Hubble's unique viewing position enabled it to be the first to discover that the near-infrared emission was ten times brighter than expected. The results challenged conventional theories of what happens in the aftermath of a short gamma-ray burst. Scientists believe there is a possibility the observations point to the birth of a massive, highly magnetized neutron star called a magnetar.
Without observations from Hubble, the gamma-ray burst would have appeared similar to many others. However, researchers investigating the phenomena say that the puzzle pieces of this gamma-ray burst don't fit together because the near-infrared emission was too bright. Intense gamma-ray bursts appear to come from jets of material moving extremely close to the speed of light. However, these jets of material don't contain a lot of mass; it's their speed that causes them to release tremendous amounts of energy across all wavelengths of light.

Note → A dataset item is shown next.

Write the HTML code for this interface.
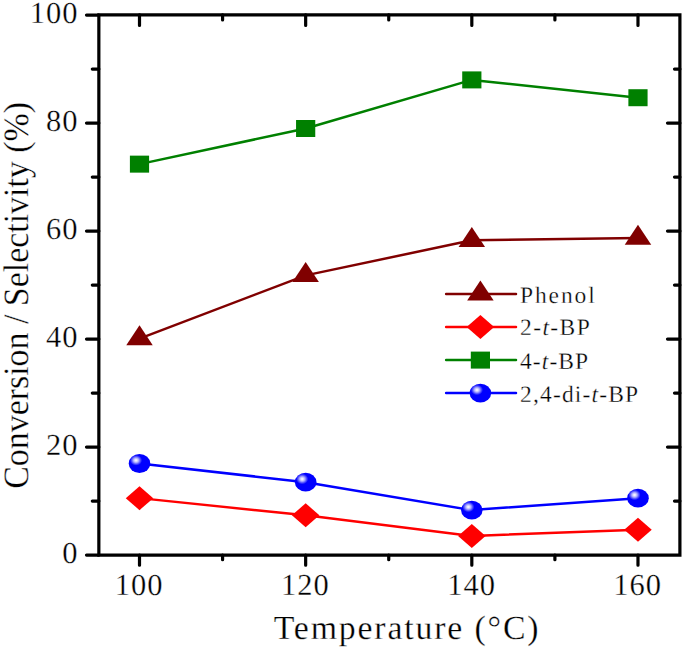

One unique aspect of this particular gamma-ray burst was that it was a rare instance where scientists could detect light across the entire electromagnetic spectrum. Scientists say that as more data comes in, they form a picture of the mechanism that produced the light observed from Earth. The team says they were forced to discard conventional thinking and realized a new phenomenon was occurring, forcing them to redetermine the physics behind extremely energetic explosions. Researchers believe that most gamma-ray bursts likely result in a black hole, but in this instance, two neutron stars that merged may have combined to form a magnetar.